Negative Feedback Loop: when one hormone or signal goes up, the other hormone or signal goes down
Positive Feedback Loop: when one hormone or signal goes up, the other hormone or signal goes up and vice versa
Most biological systems work on NEGATIVE feedback loops!
ALL feedback loops are needed in order to maintain homeostasis.
Examples of feedback loops within organisms:
The control of blood sugar (glucose) by insulin and glucagon is a good example of a negative feedback mechanism. When blood sugar rises, receptors in the body sense a change. In turn, the control center (pancreas) secretes insulin into the blood effectively lowering blood sugar levels. Once blood sugar levels reach homeostasis, the pancreas stops releasing insulin.
Another example of negative feedback occurs when your body's temperature begins to rise and a negative feedback response works to counteract and stop the rise in temperature. Sweating and shivering are good examples of negative feedback.
An example of positive feedback also can happen in your stomach. Your stomach normally secretes a compound called pepsinogen that is an inactive enzyme. As your body converts pepsinogen to the enzyme pepsin, it triggers a process that helps convert other pepsinogen molecules to pepsin. This cascade effect occurs and soon your stomach has enough pepsin molecules to digest proteins.

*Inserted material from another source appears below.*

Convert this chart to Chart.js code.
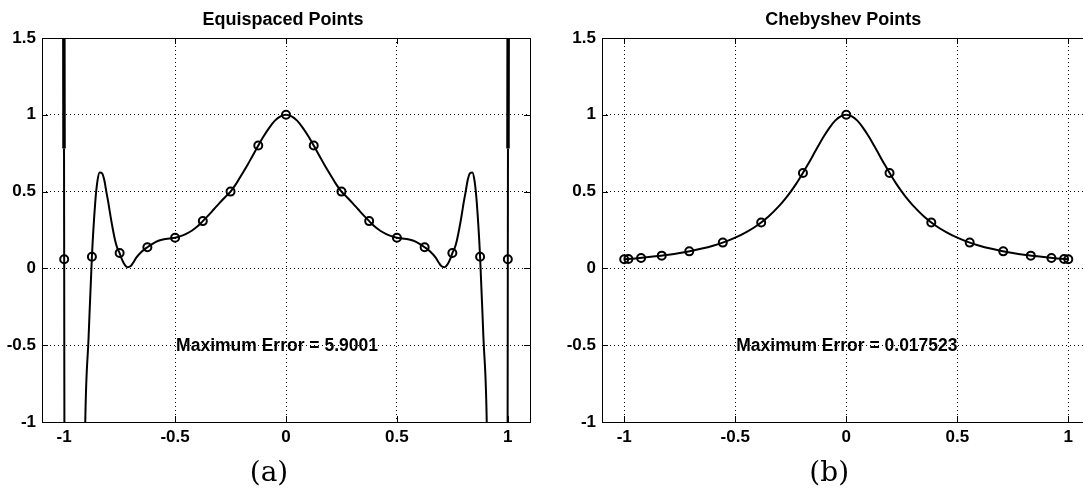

A good example of a positive feedback system is child birth. During labor, a hormone called oxytocin is released that intensifies and speeds up contractions. The increase in contractions causes more oxytocin to be released and the cycle goes on until the baby is born. The birth ends the release of oxytocin and ends the positive feedback mechanism.
Another good example of a positive feedback mechanism is blood clotting. Once a vessel is damaged, platelets start to cling to the injured site and release chemicals that attract more platelets. The platelets continue to pile up and release chemicals until a clot is formed.
Plants have feedback mechanisms that have evolved as well.
The opening and closing of the stomata by the guard cells (stomatal rhythm)- In light, guard cells take up water by osmosis and become turgid. Because their inner walls are rigid they are pulled apart, opening the pore. In darkness water is lost and the inner walls move together closing the pore.Because of this, the transpiration rate is increased by an increase in light intensity.
Plants which live in extreme environments have adaptations to control their transpiration rate.